Le CEJ s’adresse à un public plus vaste que la Garantie Jeunes : tout jeune de 16 à 25 ans ni en emploi, ni en formation ni en étude (NEET). Cette ouverture a permis dans le Val-d’Oise d’accueillir en CEJ plus de 4700 jeunes en 2023 (contre 3500 en Garantie Jeunes en 2019 – chiffres ML IDF).

Des premiers résultats mesurables

  • Sorties positives : En 2023, 56% des jeunes CEJ du Val-d’Oise ont accédé à un emploi ou une formation dans les 6 mois (contre 48% sous Garantie Jeunes selon Dares, 2020)
  • Diminution du décrochage : Taux d’abandon du CEJ dans le Val-d’Oise : 19% (contre 28% dans les anciens dispositifs, selon l’UNML)
  • Accompagnement des profils éloignés : Près de 36% des bénéficiaires CEJ sont sans diplôme (source : Association Régionale des Missions Locales d’IDF, 2023)

Comment les jeunes du Val-d’Oise vivent l’arrivée du CEJ ?

L’un des changements majeurs est le sentiment d’écoute et de proximité. Des chiffres, mais aussi des mots : Sarah, 20 ans, en CEJ à Sarcelles, confie lors d’une rencontre en forum emploi à Montmorency : “Avant j’avais peur d’être jugée, maintenant mon parcours comte vraiment, je sens que je ne suis pas un dossier parmi d’autres“.

Le CEJ, c’est aussi, pour les équipes, une charge plus lourde – mais la conviction d’un dispositif “qui tient ses promesses”, selon un conseiller en mission locale à Argenteuil interrogé en février 2024 par La Lettre M.

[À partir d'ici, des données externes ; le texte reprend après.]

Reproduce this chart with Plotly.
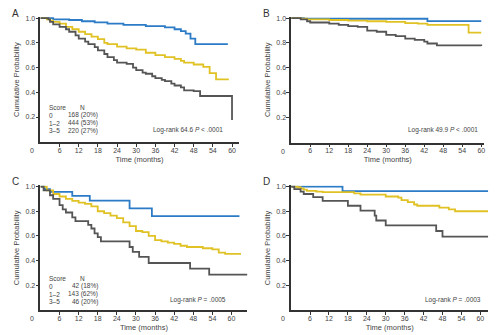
import plotly.graph_objects as go

# ---------------- data (months, cumulative probability) ----------------
# Panel A
a_blue_t = [0, 4, 9, 13, 17, 21, 26, 33, 39, 42, 44, 45.5, 47, 48.5, 58.7]
a_blue_p = [1.0, 0.99, 0.985, 0.975, 0.965, 0.955, 0.945, 0.935, 0.925, 0.91, 0.895, 0.875, 0.835, 0.79, 0.79]
a_yel_t = [0, 2, 3, 4, 6, 8, 10, 12, 14, 16, 18, 20, 21, 24, 27, 30, 33, 36, 39, 42, 44, 45, 48, 51, 53, 55, 59]
a_yel_p = [1.0, 0.99, 0.98, 0.97, 0.955, 0.93, 0.91, 0.89, 0.87, 0.85, 0.83, 0.80, 0.79, 0.77, 0.755, 0.745, 0.72, 0.70, 0.685, 0.67, 0.655, 0.64, 0.625, 0.605, 0.555, 0.505, 0.505]
a_gry_t = [0, 2.5, 3, 4, 6, 8, 9, 11, 12, 14, 15, 17, 18, 20, 21, 23, 24, 27, 29, 30, 32, 33, 35, 36, 38, 39, 41, 42, 44, 45, 48, 50, 59.8, 60]
a_gry_p = [1.0, 0.99, 0.97, 0.95, 0.93, 0.91, 0.89, 0.86, 0.835, 0.81, 0.79, 0.765, 0.74, 0.71, 0.685, 0.66, 0.64, 0.63, 0.60, 0.58, 0.56, 0.55, 0.53, 0.515, 0.50, 0.49, 0.47, 0.455, 0.44, 0.415, 0.41, 0.37, 0.37, 0.175]

# Panel B
b_blue_t = [0, 4, 43, 60]
b_blue_p = [1.0, 0.995, 0.976, 0.976]
b_yel_t = [0, 3, 5, 12, 18, 24, 30, 36, 40, 43, 56, 60]
b_yel_p = [1.0, 0.995, 0.99, 0.985, 0.98, 0.975, 0.97, 0.96, 0.955, 0.945, 0.883, 0.883]
b_gry_t = [0, 3, 5, 6, 12, 15, 18, 21, 24, 27, 30, 33, 36, 39, 42, 43, 46, 60]
b_gry_p = [1.0, 0.99, 0.975, 0.965, 0.955, 0.945, 0.935, 0.93, 0.90, 0.89, 0.865, 0.855, 0.835, 0.825, 0.81, 0.795, 0.78, 0.775]

# Panel C
c_blue_t = [0, 1.3, 3, 10, 15.5, 28, 35, 62.5]
c_blue_p = [1.0, 0.98, 0.957, 0.925, 0.887, 0.823, 0.76, 0.76]
c_yel_t = [0, 2, 4, 6, 8, 10, 12, 14, 16, 18, 20, 22, 24, 26, 28, 30, 32, 34, 36, 38, 40, 42, 44, 46, 51, 54, 56, 58, 63]
c_yel_p = [1.0, 0.97, 0.94, 0.92, 0.90, 0.885, 0.87, 0.86, 0.84, 0.80, 0.785, 0.765, 0.745, 0.71, 0.68, 0.64, 0.63, 0.60, 0.565, 0.555, 0.545, 0.535, 0.52, 0.51, 0.50, 0.49, 0.465, 0.455, 0.455]
c_gry_t = [0, 1, 3, 4, 6, 7, 8, 10, 11, 15, 16, 17, 18, 19, 28, 29, 31, 34, 47, 53, 65]
c_gry_p = [1.0, 0.97, 0.93, 0.90, 0.85, 0.815, 0.79, 0.75, 0.72, 0.69, 0.66, 0.62, 0.59, 0.555, 0.51, 0.47, 0.43, 0.38, 0.335, 0.285, 0.285]

# Panel D
d_blue_t = [0, 16.3, 62.5]
d_blue_p = [1.0, 0.963, 0.963]
d_yel_t = [0, 2, 3, 4, 5, 8, 10, 20, 22, 30, 34, 35, 37, 39, 40, 47, 50, 52, 62.5]
d_yel_p = [1.0, 0.995, 0.985, 0.975, 0.965, 0.96, 0.955, 0.945, 0.935, 0.92, 0.91, 0.89, 0.875, 0.855, 0.845, 0.83, 0.815, 0.80, 0.80]
d_gry_t = [0, 1, 3, 4, 7, 10, 18, 22, 26.5, 27, 30, 46, 48, 62.5]
d_gry_p = [1.0, 0.98, 0.96, 0.94, 0.915, 0.885, 0.845, 0.805, 0.765, 0.725, 0.685, 0.64, 0.595, 0.595]

x_ticks = [6, 12, 18, 24, 30, 36, 42, 48, 54, 60]
y_ticks = [0.2, 0.4, 0.6, 0.8, 1.0]
y_tick_text = ["0.2", "0.4", "0.6", "0.8", "1.0"]

BLUE = "#2b7bc6"
YEL = "#e1c224"
GRY = "#555555"
FONT = "Liberation Sans, Arial, sans-serif"
W, H = 500, 335

def px(x):
    return x / W

def py(y):
    return 1 - y / H

# panel geometry in pixels: (left, right, top, bottom, xmax)
panels = {
    "A": dict(l=40.5, r=239.2, t=15.0, b=141.2, xmax=62.1),
    "B": dict(l=291.8, r=485.4, t=15.0, b=141.4, xmax=61.0),
    "C": dict(l=40.5, r=247.9, t=184.5, b=310.3, xmax=65.0),
    "D": dict(l=291.7, r=489.2, t=184.5, b=310.3, xmax=62.5),
}

series = {
    "A": [(a_blue_t, a_blue_p, BLUE), (a_yel_t, a_yel_p, YEL), (a_gry_t, a_gry_p, GRY)],
    "B": [(b_blue_t, b_blue_p, BLUE), (b_yel_t, b_yel_p, YEL), (b_gry_t, b_gry_p, GRY)],
    "C": [(c_blue_t, c_blue_p, BLUE), (c_yel_t, c_yel_p, YEL), (c_gry_t, c_gry_p, GRY)],
    "D": [(d_blue_t, d_blue_p, BLUE), (d_yel_t, d_yel_p, YEL), (d_gry_t, d_gry_p, GRY)],
}

fig = go.Figure()
layout = dict(
    width=W, height=H, margin=dict(l=0, r=0, t=0, b=0),
    paper_bgcolor="white", plot_bgcolor="white", showlegend=False,
    font=dict(family=FONT, size=7, color="#444"),
)
annotations = []

for i, (name, g) in enumerate(panels.items()):
    n = i + 1
    xa = "xaxis" if n == 1 else f"xaxis{n}"
    ya = "yaxis" if n == 1 else f"yaxis{n}"
    xr = "x" if n == 1 else f"x{n}"
    yr = "y" if n == 1 else f"y{n}"
    for t, p, c in series[name]:
        fig.add_trace(go.Scatter(x=t, y=p, mode="lines", line=dict(color=c, width=1.8, shape="hv"),
                                 xaxis=xr, yaxis=yr, hoverinfo="skip"))
    layout[xa] = dict(domain=[px(g["l"]), px(g["r"])], range=[0, g["xmax"]], anchor=yr,
                      tickvals=x_ticks, ticks="outside", ticklen=3, tickwidth=1, tickcolor="#333",
                      showline=True, linecolor="#333", linewidth=1.5, showgrid=False, zeroline=False,
                      tickfont=dict(size=7, color="#444"), ticklabelstandoff=-3,
                      title=dict(text="Time (months)", font=dict(size=7.5, color="#444"), standoff=4))
    layout[ya] = dict(domain=[py(g["b"]), py(g["t"])], range=[-0.005, 1.01], anchor=xr,
                      tickvals=y_ticks, ticktext=y_tick_text, ticks="outside", ticklen=3, tickwidth=1,
                      tickcolor="#333", showline=True, linecolor="#333", linewidth=1.5,
                      showgrid=False, zeroline=False, tickfont=dict(size=7, color="#444"),
                      ticklabelstandoff=-1,
                      title=dict(text="Cumulative Probability", font=dict(size=7.5, color="#444"), standoff=5))
    # origin label "0"
    annotations.append(dict(x=px(g["l"] - 8.5), y=py(g["b"] + 8.5), xref="paper", yref="paper",
                            text="0", showarrow=False, font=dict(size=7, color="#444"),
                            xanchor="center", yanchor="middle"))
    # panel letter
    annotations.append(dict(x=px(g["l"] - 25), y=py(g["t"] - 3.5), xref="paper", yref="paper",
                            text=name, showarrow=False, font=dict(size=10, color="#333"),
                            xanchor="center", yanchor="middle"))

# score tables
def score_table(y0, rows):
    out = []
    out.append(dict(x=px(47.5), y=py(y0), text="Score", xanchor="left"))
    out.append(dict(x=px(83), y=py(y0), text="N", xanchor="center"))
    for k, (s, nn) in enumerate(rows):
        yy = y0 + 7.9 * (k + 1)
        out.append(dict(x=px(47.5), y=py(yy), text=s, xanchor="left"))
        out.append(dict(x=px(100.5), y=py(yy), text=nn, xanchor="right"))
    for o in out:
        o.update(xref="paper", yref="paper", showarrow=False, yanchor="middle",
                 font=dict(size=6.5, color="#444"))
    return out

annotations += score_table(106, [("0", "168 (20%)"), ("1–2", "444 (53%)"), ("3–5", "220 (27%)")])
annotations += score_table(278, [("0", "42 (18%)"), ("1–2", "143 (62%)"), ("3–5", "46 (20%)")])

logranks = [
    (225.5, 128.7, "Log-rank 64.6 <i>P</i> < .0001"),
    (481.0, 129.0, "Log-rank 49.9 <i>P</i> < .0001"),
    (228.0, 299.7, "Log-rank <i>P</i> = .0005"),
    (483.5, 299.7, "Log-rank <i>P</i> = .0003"),
]
for x, y, t in logranks:
    annotations.append(dict(x=px(x), y=py(y), xref="paper", yref="paper", text=t, showarrow=False,
                            xanchor="right", yanchor="middle", font=dict(size=6.5, color="#444")))

layout["annotations"] = annotations
fig.update_layout(**layout)
fig.write_html("out.html")
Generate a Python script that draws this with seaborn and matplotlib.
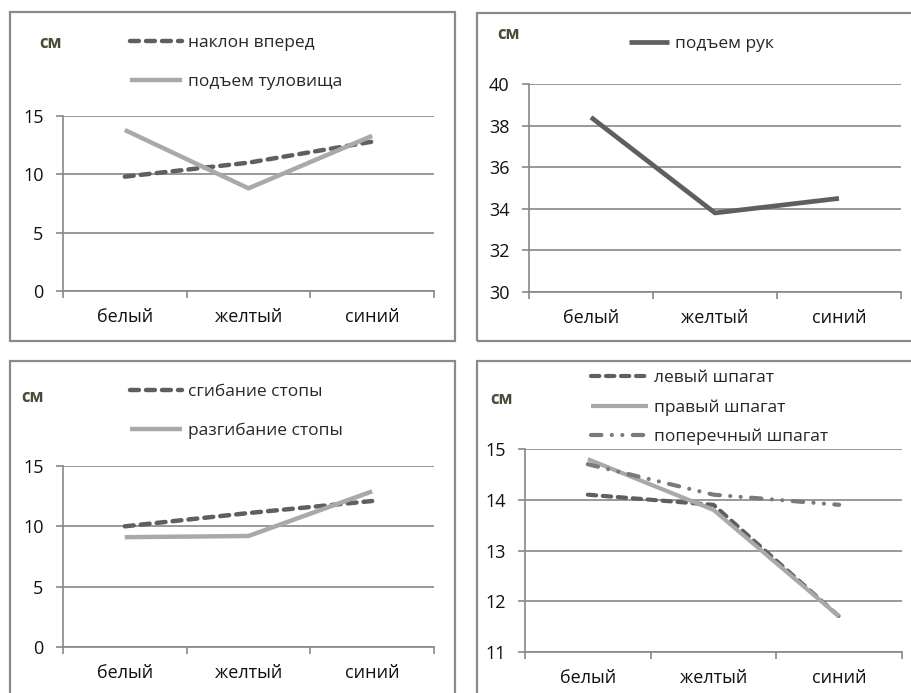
import matplotlib
matplotlib.use("Agg")
import numpy as np
import pandas as pd
import matplotlib.pyplot as plt
import seaborn as sns
from matplotlib.patches import Rectangle

sns.set_style("white")
plt.rcParams["font.family"] = ["Open Sans", "DejaVu Sans"]

W, H = 912, 693
DARK = "#5f5f5f"
LIGHT = "#a9a9a9"
MID = "#7a7a7a"
GRID = "#878787"
CM_COL = "#4a4a36"

cats = ["белый", "желтый", "синий"]

# panel 1
naklon = [9.8, 11.0, 12.8]
podem_tul = [13.8, 8.8, 13.3]
# panel 2
podem_ruk = [38.4, 33.8, 34.5]
# panel 3
sgib = [10.0, 11.1, 12.1]
razgib = [9.1, 9.2, 12.9]
# panel 4
levyi = [14.1, 13.9, 11.7]
pravyi = [14.8, 13.8, 11.7]
poperech = [14.7, 14.1, 13.9]

fig = plt.figure(figsize=(W / 100, H / 100), dpi=100)


def px_axes(x0, y0, x1, y1):
    return fig.add_axes([x0 / W, 1 - y1 / H, (x1 - x0) / W, (y1 - y0) / H])


def box(x0, y0, x1, y1):
    fig.add_artist(Rectangle((x0 / W, 1 - y1 / H), (x1 - x0) / W, (y1 - y0) / H,
                             transform=fig.transFigure, fill=False,
                             ec="#8a8a8a", lw=1.6))


def panel(rect, series, styles, ylim, yticks, leg_xy, leg_space, handlelen, cm_xy):
    ax = px_axes(*rect)
    names = [s[0] for s in series]
    df = pd.DataFrame({
        "cat": cats * len(series),
        "val": np.concatenate([s[1] for s in series]),
        "name": np.repeat(names, len(cats)),
    })
    for n in names:
        col, dash, lw = styles[n]
        sub = df[df.name == n]
        kw = dict(dash_capstyle="round") if dash else dict(solid_capstyle="butt")
        sns.lineplot(data=sub, x="cat", y="val", ax=ax, color=col, lw=lw,
                     label=n, legend=False, sort=False, **kw)
        if dash:
            ax.get_lines()[-1].set_dashes(dash)
    ax.set_xlim(-0.5, 2.5)
    ax.set_ylim(*ylim)
    ax.set_yticks(yticks)
    ax.set_xticks(range(3), cats)
    ax.set_xticks([-0.5, 0.5, 1.5, 2.5], minor=True)
    ax.set_xlabel("")
    ax.set_ylabel("")
    ax.yaxis.grid(True, color=GRID, lw=1.2)
    ax.set_axisbelow(True)
    for s in ["top", "right"]:
        ax.spines[s].set_visible(False)
    for s in ["left", "bottom"]:
        ax.spines[s].set_color(GRID)
        ax.spines[s].set_linewidth(1.2)
    ax.tick_params(axis="y", length=5, width=1.2, color=GRID, pad=9,
                   labelsize=13, labelcolor="#111111", left=True)
    ax.tick_params(axis="x", which="major", length=0, pad=12,
                   labelsize=13, labelcolor="#111111")
    ax.tick_params(axis="x", which="minor", length=5, width=1.2, color=GRID,
                   bottom=True)
    handles = ax.get_lines()[:len(names)]
    ax.legend(handles, names, loc="upper left",
              bbox_to_anchor=(leg_xy[0] / W, 1 - leg_xy[1] / H),
              bbox_transform=fig.transFigure, frameon=False, fontsize=12.5,
              handlelength=handlelen, handletextpad=0.35,
              labelspacing=leg_space, borderpad=0, borderaxespad=0)
    fig.text(cm_xy[0] / W, 1 - cm_xy[1] / H, "см", fontsize=12,
             fontweight="bold", color=CM_COL, ha="left", va="center")
    return ax


box(10, 12, 455, 341)
box(477, 13, 930, 341)
box(10, 361, 455, 720)
box(477, 361, 930, 720)

panel((63, 116, 434, 291),
      [("наклон вперед", naklon), ("подъем туловища", podem_tul)],
      {"наклон вперед": (DARK, (2, 1.6), 3.2),
       "подъем туловища": (LIGHT, None, 3.2)},
      (0, 15), [0, 5, 10, 15], (130, 35), 1.3, 3.0, (39, 43))

panel((529, 84, 901, 292),
      [("подъем рук", podem_ruk)],
      {"подъем рук": (DARK, None, 3.4)},
      (30, 40), [30, 32, 34, 36, 38, 40], (629, 36), 1.0, 2.3, (497, 34))

panel((63, 466, 434, 647),
      [("сгибание стопы", sgib), ("разгибание стопы", razgib)],
      {"сгибание стопы": (DARK, (2, 1.6), 3.2),
       "разгибание стопы": (LIGHT, None, 3.2)},
      (0, 15), [0, 5, 10, 15], (130, 384), 1.3, 3.0, (21, 397))

panel((525, 449, 902, 652),
      [("левый шпагат", levyi), ("правый шпагат", pravyi),
       ("поперечный шпагат", poperech)],
      {"левый шпагат": (DARK, (2, 1.6), 3.0),
       "правый шпагат": (LIGHT, None, 3.0),
       "поперечный шпагат": (MID, (2.5, 2.5, 0.01, 2.5, 0.01, 2.5), 3.0)},
      (11, 15), [11, 12, 13, 14, 15], (591, 370), 0.75, 3.3, (490, 399))

fig.savefig("out.png", dpi=100)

Difficultés et limites encore à surmonter

Rien n’est parfait. Les équipes valdoisiennes le signalent : le CEJ demande plus de moyens humains, et certains jeunes ont du mal à maintenir le rythme intensif demandé. Autres défis identifiés :

  • Le logement reste un frein majeur pour les moins de 21 ans isolés
  • La mobilité est difficile dans les intercommunalités mal desservies
  • Le respect des engagements réciproques nécessite un suivi rigoureux, pas toujours évident en cas de forte augmentation d’inscriptions

Des pistes sont à l’étude comme le renforcement des navettes entre quartiers, et des partenariats avec la SNCF et Île-de-France Mobilités.

À retenir sur le CEJ dans le Val-d’Oise : un changement structurel

Le Contrat d’Engagement Jeune n’est pas une “simple réforme” : il bouleverse la façon d’accompagner les jeunes dans le Val-d’Oise. Plus intensif, plus individualisé, plus transparent, il fait la part belle à l’action concrète et à l’ancrage local. Si des ajustements restent nécessaires, l’approche plus humaine et l’élargissement aux jeunes “invisibles” marquent un tournant pour le territoire.